> Exercise instructions
Scan the lines below; pull out those with "this".

> Dataset content
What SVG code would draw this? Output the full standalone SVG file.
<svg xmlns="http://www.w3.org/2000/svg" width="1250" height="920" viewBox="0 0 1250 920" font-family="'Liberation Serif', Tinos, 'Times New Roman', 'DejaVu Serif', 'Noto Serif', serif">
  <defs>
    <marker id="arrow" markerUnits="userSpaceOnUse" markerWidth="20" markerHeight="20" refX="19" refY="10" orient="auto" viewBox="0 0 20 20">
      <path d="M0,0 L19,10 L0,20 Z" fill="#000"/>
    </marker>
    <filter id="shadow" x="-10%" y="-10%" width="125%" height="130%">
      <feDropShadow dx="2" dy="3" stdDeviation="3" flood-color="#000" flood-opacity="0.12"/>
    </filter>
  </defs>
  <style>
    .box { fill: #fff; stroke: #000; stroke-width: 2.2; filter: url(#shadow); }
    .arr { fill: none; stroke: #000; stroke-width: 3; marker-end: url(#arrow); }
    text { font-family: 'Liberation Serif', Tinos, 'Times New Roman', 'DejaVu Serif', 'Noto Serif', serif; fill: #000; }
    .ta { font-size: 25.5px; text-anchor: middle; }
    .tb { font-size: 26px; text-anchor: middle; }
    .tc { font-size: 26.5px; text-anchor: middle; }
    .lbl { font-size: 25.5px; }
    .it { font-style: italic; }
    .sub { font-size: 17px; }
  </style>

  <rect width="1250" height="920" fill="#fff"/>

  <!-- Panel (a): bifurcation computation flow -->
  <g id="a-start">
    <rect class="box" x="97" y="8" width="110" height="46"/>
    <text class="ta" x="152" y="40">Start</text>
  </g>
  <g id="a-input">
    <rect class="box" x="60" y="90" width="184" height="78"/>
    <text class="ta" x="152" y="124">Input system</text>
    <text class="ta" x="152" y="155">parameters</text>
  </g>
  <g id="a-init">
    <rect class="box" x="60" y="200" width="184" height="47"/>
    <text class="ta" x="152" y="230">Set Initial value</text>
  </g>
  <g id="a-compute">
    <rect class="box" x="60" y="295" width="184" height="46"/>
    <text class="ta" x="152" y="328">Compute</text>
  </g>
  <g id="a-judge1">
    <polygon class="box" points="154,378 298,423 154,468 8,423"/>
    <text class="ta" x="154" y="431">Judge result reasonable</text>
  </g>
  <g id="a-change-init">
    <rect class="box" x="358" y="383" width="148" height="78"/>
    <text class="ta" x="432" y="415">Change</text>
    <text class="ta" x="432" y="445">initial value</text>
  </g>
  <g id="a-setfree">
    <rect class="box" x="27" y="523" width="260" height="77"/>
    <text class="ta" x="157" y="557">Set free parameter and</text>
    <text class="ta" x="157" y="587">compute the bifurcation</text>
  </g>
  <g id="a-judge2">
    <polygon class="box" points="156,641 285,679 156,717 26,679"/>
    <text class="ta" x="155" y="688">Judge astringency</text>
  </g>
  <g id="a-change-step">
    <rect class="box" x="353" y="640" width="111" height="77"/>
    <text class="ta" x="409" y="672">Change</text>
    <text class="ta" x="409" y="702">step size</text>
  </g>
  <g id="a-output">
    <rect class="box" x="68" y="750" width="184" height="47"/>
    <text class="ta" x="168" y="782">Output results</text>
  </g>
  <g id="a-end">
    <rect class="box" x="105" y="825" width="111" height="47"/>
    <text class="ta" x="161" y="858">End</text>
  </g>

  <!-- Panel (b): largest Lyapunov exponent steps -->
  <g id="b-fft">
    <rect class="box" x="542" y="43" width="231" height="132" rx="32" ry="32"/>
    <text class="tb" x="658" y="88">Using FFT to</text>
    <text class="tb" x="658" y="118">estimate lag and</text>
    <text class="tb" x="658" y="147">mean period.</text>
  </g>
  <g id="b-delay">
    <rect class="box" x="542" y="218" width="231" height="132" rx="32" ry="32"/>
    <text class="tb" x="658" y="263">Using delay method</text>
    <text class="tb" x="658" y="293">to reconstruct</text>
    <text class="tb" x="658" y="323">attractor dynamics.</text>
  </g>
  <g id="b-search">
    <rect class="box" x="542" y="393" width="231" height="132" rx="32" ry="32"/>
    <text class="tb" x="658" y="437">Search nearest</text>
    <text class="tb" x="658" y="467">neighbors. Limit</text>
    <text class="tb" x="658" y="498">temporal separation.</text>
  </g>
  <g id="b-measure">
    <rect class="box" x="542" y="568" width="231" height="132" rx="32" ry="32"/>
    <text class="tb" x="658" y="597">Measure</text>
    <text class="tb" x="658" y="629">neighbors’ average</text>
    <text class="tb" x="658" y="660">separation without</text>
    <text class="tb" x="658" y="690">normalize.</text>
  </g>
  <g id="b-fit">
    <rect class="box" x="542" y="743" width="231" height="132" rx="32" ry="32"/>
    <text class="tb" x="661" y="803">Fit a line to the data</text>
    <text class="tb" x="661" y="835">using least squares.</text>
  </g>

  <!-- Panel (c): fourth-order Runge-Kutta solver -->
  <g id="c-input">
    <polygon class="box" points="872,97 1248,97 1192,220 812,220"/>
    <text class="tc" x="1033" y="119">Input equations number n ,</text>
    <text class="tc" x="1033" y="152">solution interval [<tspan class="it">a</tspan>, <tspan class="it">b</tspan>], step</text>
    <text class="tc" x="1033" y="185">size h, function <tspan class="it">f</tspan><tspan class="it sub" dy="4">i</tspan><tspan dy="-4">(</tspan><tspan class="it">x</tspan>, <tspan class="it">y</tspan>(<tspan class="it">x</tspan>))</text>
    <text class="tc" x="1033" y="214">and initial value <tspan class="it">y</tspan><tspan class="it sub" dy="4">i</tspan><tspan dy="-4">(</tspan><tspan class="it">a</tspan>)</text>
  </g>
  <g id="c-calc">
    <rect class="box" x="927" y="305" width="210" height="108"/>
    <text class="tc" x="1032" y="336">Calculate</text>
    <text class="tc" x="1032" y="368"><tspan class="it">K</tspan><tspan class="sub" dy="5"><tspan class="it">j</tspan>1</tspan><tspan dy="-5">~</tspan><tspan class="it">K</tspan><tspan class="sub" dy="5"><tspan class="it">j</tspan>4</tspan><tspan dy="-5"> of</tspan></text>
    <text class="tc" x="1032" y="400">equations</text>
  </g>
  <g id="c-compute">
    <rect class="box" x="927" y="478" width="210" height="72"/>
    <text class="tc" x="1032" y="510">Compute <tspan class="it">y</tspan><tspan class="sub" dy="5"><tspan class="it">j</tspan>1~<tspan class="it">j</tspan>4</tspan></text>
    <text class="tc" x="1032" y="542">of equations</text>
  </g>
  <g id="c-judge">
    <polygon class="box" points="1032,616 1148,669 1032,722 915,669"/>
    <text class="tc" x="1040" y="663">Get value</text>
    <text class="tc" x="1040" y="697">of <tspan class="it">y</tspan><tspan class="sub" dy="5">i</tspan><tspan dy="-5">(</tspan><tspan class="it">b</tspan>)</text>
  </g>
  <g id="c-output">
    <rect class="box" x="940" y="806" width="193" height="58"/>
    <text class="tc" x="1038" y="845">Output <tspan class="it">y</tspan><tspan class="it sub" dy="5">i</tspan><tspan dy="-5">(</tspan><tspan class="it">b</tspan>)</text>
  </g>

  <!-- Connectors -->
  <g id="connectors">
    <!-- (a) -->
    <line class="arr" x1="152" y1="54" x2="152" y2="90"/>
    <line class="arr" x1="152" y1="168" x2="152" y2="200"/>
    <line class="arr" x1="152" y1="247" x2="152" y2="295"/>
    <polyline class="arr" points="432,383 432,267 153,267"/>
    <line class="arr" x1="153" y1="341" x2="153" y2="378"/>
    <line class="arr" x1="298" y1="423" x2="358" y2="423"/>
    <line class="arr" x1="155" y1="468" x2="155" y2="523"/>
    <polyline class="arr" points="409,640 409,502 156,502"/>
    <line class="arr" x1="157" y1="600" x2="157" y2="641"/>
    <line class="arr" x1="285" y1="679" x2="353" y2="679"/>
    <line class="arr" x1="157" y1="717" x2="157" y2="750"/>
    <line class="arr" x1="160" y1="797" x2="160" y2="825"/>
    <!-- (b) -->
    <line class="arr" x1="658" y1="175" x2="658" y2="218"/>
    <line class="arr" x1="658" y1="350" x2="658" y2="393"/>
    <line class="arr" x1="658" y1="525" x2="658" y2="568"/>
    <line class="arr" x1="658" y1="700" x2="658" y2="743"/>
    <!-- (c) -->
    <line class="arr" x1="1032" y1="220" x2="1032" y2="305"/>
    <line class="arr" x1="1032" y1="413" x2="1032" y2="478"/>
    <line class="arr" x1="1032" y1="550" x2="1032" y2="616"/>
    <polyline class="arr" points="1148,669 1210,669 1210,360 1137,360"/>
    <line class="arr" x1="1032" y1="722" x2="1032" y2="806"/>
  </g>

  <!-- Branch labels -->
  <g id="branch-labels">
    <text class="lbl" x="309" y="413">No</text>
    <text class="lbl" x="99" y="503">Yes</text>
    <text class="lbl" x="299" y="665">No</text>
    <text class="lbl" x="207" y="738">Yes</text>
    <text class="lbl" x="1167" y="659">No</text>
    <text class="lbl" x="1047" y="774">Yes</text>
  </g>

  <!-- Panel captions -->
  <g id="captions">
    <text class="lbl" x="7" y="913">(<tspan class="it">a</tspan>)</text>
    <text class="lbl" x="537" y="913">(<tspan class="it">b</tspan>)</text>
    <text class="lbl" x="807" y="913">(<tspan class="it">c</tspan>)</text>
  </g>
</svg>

==

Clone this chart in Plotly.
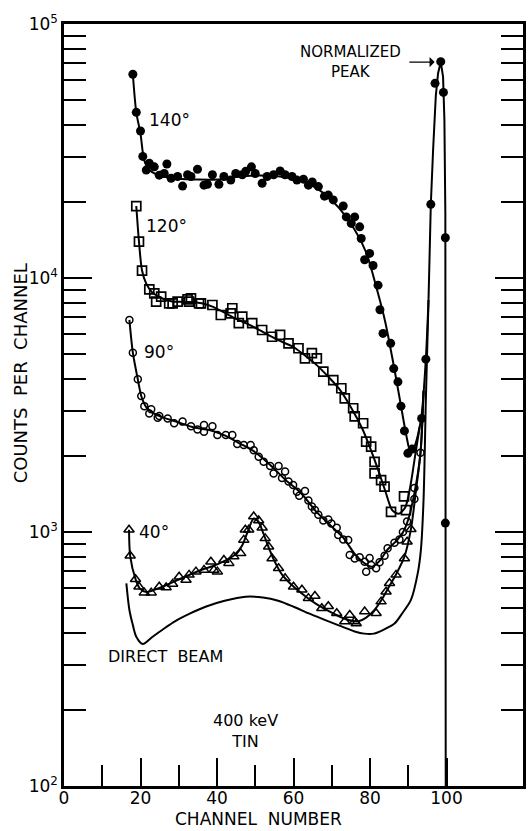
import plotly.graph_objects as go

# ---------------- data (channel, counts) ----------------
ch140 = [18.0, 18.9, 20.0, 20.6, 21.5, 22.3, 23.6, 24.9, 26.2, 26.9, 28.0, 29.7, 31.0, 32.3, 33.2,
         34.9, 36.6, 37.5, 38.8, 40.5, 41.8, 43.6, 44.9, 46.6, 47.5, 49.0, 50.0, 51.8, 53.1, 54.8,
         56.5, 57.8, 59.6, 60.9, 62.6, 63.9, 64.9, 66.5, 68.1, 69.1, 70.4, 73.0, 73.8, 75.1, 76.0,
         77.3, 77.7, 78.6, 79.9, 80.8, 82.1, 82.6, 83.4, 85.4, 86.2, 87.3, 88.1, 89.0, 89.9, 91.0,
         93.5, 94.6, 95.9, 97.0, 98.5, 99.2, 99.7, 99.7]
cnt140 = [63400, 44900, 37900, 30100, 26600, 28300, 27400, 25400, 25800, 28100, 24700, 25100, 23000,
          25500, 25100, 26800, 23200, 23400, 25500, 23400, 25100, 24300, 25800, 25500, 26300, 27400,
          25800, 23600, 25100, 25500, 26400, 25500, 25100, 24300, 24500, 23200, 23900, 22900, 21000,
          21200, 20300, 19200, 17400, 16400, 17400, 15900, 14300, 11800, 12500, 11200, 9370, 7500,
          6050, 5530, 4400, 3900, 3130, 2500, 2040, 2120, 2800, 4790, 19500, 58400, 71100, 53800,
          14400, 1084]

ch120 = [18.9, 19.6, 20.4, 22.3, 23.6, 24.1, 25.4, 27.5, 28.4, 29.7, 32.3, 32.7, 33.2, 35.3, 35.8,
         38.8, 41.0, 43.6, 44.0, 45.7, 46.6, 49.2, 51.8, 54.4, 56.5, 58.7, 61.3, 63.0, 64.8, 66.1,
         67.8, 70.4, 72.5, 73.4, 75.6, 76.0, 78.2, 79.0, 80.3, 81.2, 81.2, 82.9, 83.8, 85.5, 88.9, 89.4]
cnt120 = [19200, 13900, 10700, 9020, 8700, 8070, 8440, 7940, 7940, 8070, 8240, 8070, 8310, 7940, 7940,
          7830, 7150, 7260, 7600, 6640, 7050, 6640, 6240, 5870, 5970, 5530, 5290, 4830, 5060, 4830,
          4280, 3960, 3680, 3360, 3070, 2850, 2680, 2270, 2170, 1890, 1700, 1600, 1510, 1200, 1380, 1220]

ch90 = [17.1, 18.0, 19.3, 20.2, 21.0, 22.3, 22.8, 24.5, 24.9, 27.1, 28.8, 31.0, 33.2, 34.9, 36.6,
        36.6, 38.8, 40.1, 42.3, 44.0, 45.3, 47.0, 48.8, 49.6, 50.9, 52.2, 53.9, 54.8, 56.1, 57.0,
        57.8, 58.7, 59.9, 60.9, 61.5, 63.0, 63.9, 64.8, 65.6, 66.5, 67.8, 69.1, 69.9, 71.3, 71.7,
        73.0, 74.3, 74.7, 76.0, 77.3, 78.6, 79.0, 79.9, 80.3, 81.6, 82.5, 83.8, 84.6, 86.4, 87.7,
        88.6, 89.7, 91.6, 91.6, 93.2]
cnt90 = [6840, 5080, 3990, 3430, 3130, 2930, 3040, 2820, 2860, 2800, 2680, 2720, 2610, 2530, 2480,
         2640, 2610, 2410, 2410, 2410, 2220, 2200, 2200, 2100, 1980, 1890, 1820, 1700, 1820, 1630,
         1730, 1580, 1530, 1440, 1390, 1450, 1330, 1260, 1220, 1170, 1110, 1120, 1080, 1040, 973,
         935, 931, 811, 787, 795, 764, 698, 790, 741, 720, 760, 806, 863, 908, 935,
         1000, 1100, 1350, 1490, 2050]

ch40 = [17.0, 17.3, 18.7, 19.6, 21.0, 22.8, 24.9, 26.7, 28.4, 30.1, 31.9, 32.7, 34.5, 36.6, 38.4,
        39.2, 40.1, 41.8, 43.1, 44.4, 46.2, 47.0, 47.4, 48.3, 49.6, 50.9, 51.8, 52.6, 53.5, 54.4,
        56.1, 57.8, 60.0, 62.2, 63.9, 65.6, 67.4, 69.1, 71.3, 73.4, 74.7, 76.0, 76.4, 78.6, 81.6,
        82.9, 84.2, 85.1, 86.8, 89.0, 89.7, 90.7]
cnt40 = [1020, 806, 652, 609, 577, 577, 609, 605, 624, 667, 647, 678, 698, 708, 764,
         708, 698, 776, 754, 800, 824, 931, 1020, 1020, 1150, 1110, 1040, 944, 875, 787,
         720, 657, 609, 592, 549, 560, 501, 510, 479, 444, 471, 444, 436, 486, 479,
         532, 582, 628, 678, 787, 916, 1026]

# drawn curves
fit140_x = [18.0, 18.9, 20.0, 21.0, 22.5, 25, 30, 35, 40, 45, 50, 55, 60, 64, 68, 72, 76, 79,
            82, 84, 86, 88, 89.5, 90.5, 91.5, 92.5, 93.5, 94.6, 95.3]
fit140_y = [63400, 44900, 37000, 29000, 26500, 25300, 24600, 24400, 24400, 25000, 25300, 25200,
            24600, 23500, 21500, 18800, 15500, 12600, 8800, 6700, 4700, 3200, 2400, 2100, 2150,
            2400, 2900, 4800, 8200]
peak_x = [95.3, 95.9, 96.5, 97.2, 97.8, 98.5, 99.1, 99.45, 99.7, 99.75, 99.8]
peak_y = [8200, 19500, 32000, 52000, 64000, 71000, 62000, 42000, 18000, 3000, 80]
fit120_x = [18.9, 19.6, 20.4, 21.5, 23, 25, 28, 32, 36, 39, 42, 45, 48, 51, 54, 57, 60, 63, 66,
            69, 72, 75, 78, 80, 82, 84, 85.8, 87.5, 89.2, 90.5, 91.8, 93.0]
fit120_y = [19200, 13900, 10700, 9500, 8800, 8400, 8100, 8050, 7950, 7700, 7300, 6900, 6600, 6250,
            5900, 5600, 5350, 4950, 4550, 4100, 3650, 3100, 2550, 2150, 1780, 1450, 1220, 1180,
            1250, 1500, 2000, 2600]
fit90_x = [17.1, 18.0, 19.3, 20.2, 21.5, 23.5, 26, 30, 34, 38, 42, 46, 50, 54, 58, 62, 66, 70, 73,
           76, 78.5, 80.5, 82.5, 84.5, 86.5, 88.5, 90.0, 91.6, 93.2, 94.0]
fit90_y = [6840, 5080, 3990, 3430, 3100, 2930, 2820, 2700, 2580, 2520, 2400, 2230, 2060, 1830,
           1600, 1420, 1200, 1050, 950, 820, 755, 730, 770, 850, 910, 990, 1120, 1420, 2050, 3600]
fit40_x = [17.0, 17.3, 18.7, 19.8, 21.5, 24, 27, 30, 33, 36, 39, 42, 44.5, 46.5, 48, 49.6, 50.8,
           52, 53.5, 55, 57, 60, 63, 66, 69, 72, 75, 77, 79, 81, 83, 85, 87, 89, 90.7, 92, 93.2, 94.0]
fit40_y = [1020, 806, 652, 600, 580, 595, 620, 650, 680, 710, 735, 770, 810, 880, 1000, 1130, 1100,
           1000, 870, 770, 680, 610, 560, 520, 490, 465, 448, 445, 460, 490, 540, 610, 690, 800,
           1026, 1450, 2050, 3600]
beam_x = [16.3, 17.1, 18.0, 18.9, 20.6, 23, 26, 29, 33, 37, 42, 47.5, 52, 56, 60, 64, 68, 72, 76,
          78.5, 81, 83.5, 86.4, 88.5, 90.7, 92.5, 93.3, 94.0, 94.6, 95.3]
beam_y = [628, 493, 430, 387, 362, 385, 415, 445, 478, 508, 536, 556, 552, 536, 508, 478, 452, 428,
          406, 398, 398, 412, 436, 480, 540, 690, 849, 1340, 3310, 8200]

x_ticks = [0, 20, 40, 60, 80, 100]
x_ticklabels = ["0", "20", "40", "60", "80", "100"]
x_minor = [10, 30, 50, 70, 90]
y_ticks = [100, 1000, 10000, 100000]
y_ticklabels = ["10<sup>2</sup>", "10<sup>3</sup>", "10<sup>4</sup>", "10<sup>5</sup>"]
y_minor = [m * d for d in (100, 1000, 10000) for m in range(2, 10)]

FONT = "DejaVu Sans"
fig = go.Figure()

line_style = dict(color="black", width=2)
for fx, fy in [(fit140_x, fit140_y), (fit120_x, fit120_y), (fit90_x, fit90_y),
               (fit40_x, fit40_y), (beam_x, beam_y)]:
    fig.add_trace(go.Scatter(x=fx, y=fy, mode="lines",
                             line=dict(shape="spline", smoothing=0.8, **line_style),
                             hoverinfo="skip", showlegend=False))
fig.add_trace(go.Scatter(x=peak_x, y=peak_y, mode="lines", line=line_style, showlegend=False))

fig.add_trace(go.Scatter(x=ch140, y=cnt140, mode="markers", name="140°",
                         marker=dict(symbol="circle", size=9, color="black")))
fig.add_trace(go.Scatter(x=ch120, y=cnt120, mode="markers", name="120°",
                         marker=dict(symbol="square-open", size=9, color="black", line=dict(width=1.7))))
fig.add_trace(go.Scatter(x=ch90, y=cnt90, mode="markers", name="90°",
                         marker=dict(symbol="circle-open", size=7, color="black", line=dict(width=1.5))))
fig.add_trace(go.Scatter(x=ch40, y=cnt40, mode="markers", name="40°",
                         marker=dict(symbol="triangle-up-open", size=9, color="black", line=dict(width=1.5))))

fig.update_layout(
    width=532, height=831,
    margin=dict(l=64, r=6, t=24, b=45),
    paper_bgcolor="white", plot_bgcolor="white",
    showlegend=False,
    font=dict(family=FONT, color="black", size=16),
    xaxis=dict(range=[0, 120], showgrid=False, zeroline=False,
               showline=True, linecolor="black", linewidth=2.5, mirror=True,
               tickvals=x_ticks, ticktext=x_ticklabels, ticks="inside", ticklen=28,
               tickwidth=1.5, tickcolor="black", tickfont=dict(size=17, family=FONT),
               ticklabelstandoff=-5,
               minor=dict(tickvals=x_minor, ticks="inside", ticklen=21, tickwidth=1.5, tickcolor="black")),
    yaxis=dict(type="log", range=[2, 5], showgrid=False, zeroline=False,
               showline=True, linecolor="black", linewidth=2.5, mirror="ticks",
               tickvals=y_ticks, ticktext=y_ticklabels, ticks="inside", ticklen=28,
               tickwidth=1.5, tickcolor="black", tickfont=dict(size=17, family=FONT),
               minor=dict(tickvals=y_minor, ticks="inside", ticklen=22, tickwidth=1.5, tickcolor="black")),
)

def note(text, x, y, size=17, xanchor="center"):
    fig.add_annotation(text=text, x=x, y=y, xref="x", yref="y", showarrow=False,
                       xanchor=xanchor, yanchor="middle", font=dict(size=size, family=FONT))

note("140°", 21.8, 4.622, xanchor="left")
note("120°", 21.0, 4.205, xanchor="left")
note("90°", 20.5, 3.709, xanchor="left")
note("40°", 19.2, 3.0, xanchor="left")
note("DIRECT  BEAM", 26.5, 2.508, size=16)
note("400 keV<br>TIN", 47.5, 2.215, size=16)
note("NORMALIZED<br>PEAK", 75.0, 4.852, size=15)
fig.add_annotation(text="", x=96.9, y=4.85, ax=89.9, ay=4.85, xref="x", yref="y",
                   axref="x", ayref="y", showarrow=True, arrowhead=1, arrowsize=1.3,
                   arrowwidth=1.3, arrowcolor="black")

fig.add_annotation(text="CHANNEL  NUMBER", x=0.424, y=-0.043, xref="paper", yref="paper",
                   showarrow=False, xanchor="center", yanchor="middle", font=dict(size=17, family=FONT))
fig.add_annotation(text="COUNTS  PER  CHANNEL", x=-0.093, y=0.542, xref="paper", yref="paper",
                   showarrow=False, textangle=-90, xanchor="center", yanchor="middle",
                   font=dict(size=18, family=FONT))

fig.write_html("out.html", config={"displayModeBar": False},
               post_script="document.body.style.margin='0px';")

---

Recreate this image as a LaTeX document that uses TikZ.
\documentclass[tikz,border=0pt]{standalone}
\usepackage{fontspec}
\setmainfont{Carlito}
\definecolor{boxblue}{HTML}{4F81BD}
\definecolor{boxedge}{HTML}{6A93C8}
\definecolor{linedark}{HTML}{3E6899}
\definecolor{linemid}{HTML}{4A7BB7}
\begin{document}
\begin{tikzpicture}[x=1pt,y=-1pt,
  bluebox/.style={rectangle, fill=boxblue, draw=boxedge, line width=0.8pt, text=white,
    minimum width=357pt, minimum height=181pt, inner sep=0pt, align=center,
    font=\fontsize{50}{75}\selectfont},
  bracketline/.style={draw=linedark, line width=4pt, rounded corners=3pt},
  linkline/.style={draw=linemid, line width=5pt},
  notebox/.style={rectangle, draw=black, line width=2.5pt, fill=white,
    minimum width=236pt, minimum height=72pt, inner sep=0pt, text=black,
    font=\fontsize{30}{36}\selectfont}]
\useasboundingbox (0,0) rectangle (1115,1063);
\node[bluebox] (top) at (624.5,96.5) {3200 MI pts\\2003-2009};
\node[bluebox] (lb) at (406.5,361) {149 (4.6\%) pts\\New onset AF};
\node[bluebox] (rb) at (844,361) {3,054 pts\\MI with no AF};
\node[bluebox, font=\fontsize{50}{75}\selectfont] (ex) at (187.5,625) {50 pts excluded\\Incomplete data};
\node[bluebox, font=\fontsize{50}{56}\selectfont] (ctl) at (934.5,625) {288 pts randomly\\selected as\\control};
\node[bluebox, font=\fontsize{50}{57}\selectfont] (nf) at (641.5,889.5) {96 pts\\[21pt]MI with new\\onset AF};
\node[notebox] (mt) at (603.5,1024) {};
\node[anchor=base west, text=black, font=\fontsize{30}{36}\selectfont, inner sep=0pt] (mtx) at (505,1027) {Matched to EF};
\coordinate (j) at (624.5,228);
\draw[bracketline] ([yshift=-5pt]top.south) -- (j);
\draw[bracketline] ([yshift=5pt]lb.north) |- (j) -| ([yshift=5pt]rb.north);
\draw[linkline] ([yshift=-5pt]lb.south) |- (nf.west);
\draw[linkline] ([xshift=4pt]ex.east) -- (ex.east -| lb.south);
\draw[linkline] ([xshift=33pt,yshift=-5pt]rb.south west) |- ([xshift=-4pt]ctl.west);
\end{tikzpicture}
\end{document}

> Response
What SVG code would draw this? Output the full standalone SVG file.
Clone this chart in Plotly.
Recreate this image as a LaTeX document that uses TikZ.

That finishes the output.